When I showed the film to my friend Adam, who runs a deli in the village, he was quite shocked. He said, “I don't want to stock plastic bags any more.” Then another friend, Sue, who runs an art gallery, watched it. She was shocked as well. That's when I heard myself asking, “Could I show the film in your gallery?” When I saw her writing down a day, ten days away, in her gallery diary, I knew I had to get the job done: I wanted every trader in Modbury to see it and I wanted Modbury to be plastic bag free. There are forty-three shopkeepers in the village, and I got a list of all of them from the Chamber of Trade. I didn't pressure them. I simply went around, with a smile, saying, “Would you come and watch my film, please. There'll be wine and food. And I'm going to ask everyone to consider making Modbury the first town in Britain to be plastic bag free.”

The night of the showing, I gave the first talk of my life, offered the facts and figures, and showed my film. People were appalled, especially when they saw the albatrosses' plight. At the end, we had a discussion. The smaller merchants were worried about the supermarkets and I had to reassure them that the supermarkets would look very bad if the small shops changed and the supermarkets, who always talked about how “green” they were, didn't.
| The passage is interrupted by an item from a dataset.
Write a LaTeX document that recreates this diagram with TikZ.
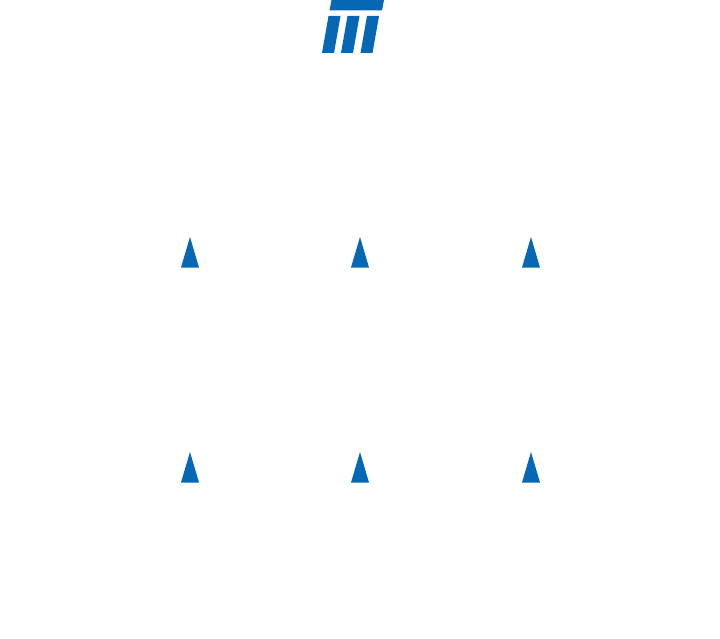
\documentclass[tikz,border=0pt]{standalone}
\definecolor{logoblue}{RGB}{6,103,181}
\tikzset{
  marker/.style={fill=logoblue, draw=none},
  bar/.style={fill=logoblue, draw=none}
}
\begin{document}
\begin{tikzpicture}[x=1pt,y=-1pt]
\useasboundingbox (0,0) rectangle (720,639);
% logo
\fill[bar] (331.5,0) -- (384,0) -- (382,10.5) -- (329.5,10.5) -- cycle;
\fill[bar] (328.5,16) -- (340.5,16) -- (334,53) -- (322,53) -- cycle;
\fill[bar] (347.5,16) -- (359.5,16) -- (353,53) -- (341,53) -- cycle;
\fill[bar] (367,16) -- (379,16) -- (372.5,53) -- (360.5,53) -- cycle;
% markers
\foreach \cx in {190,360,531}{
  \foreach \ty in {237,452}{
    \fill[marker] (\cx,\ty) -- (\cx+9,\ty+30.5) -- (\cx-9,\ty+30.5) -- cycle;
  }
}
\end{tikzpicture}
\end{document}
No other town in Britain had gone plastic bag free, but I'd found a wonderful Australian group called Planet Ark Foundation whose founder had provided me with all the information I needed to help people make the switch. His magic words were, “It can be done!” So, I explained the alternatives, like cornstarch bags and organic cloth bags. Then I called for a show of hands. To my amazement, they all raised their hands! I was taken aback. “Within a month, that's our challenge!” I said.
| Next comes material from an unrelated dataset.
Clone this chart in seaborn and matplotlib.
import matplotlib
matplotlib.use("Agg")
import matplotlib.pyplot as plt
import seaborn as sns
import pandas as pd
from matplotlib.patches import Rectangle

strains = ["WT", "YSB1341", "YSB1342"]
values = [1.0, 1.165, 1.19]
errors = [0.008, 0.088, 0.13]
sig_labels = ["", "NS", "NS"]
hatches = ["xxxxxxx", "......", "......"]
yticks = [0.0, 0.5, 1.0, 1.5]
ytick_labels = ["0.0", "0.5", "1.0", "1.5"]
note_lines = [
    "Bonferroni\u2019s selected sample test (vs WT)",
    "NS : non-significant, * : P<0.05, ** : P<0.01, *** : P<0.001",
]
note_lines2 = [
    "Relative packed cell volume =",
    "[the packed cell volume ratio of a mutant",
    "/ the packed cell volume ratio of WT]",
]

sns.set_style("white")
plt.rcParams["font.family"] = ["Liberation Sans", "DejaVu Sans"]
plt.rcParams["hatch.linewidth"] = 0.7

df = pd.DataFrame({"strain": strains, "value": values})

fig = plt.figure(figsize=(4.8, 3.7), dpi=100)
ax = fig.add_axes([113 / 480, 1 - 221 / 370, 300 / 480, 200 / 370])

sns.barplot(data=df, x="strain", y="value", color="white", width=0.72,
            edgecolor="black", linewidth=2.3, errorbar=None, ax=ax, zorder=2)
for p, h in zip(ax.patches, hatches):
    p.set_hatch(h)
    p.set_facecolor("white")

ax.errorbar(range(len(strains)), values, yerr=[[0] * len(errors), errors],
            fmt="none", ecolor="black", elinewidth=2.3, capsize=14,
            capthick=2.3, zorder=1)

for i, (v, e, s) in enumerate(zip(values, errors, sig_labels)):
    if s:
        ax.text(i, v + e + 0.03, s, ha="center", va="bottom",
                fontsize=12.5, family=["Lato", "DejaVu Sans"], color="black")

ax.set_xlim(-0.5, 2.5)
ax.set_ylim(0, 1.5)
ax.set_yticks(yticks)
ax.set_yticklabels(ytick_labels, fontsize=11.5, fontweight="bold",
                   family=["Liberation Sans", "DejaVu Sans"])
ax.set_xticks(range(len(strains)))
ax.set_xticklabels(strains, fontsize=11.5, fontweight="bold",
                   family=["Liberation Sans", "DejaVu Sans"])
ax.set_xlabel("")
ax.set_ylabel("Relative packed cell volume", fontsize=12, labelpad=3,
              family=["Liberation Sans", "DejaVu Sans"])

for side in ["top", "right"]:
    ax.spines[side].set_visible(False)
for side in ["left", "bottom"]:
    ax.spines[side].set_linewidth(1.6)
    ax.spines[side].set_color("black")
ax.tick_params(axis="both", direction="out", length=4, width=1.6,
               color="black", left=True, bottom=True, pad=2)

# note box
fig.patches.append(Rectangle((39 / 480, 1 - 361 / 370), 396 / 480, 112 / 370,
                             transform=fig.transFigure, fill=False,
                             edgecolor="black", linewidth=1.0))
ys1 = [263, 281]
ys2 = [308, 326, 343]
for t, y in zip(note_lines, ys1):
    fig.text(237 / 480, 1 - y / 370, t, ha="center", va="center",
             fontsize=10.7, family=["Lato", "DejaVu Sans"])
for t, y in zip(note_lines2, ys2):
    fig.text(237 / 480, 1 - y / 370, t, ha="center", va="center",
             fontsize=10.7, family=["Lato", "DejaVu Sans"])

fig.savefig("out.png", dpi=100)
So, that's how Modbury became the first town in the UK to be plastic bag free (though I'm happy to say other towns are now following suit). My friend Adam used to give out 200 plastic bags a day; in the first week, he sold four cornstarch bags. The big supermarket gave away 1,000 plastic bags a day; in the first week, they sold 250 cornstarch bags. People now bring their own bags to the shops and everyone wins, including the oceans and wildlife. If anyone wishes to do the same thing, and I hope they will, I have put all the instructions on my Web site.

Hawaiian culture is incredibly respectful of the natural environment, and penalties for despoiling nature and wildlife were written into native law.What the West has done to despoil these once-pristine islands by “importing” its plastic waste via the ocean currents is absolutely awful. Hawaiians have a wonderful ethos called “Kuleana,” which means that privilege—in this case, enjoyment of all that is beautiful in the natural world— comes with the responsibility—in this case of protecting it. To me, this term is something we should all work toward and try to achieve no matter where in the world we live.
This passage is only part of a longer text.